Por isso, a prisão de ontem foi entendida como forma de a Lava-Jato sair do córner e dar uma resposta ao Supremo. Se foi esta a intenção, é o caminho mais curto para o próprio fim. Se procuradores, investigadores, e até juízes se deixarem dominar por um lado da política brasileira, se acharem que têm que traçar armas com a cúpula do Judiciário, a operação estará realmente condenada.

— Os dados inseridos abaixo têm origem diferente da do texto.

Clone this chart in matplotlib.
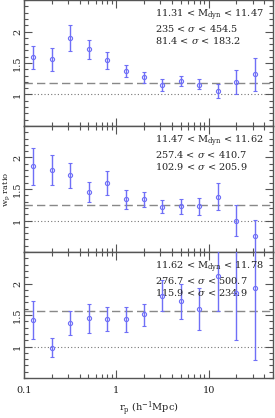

Os procuradores e policiais federais no Rio mostraram uma lista grande de motivos que os levaram a pedir a prisão do ex-presidente. Não foi apenas a palavra do delator. Houve fatos como a tentativa, no final do ano passado, detectado pelo Coaf, de um depósito de R$ 20 milhões em espécie na conta da empresa Argeplan. Ela é do coronel Lima, paga a conta de um telefone usado por Temer. Não tem funcionários nem capacidade técnica, mas ganhou concorrência na usina nuclear de Angra 3. Há comprovantes bancários, troca de e-mails, ligações telefônicas. Há fartura de indícios. E, segundo procuradores, riscos de, neste tempo de modernidade tecnológica, quantias serem transferidas, provas serem apagadas. Alguns fatos são conhecidos, outros são novos. O importante é que Michel Temer seja investigado e julgado de acordo com as provas e as leis. Não pode ser um peão na briga que divide algumas das instituições no Brasil.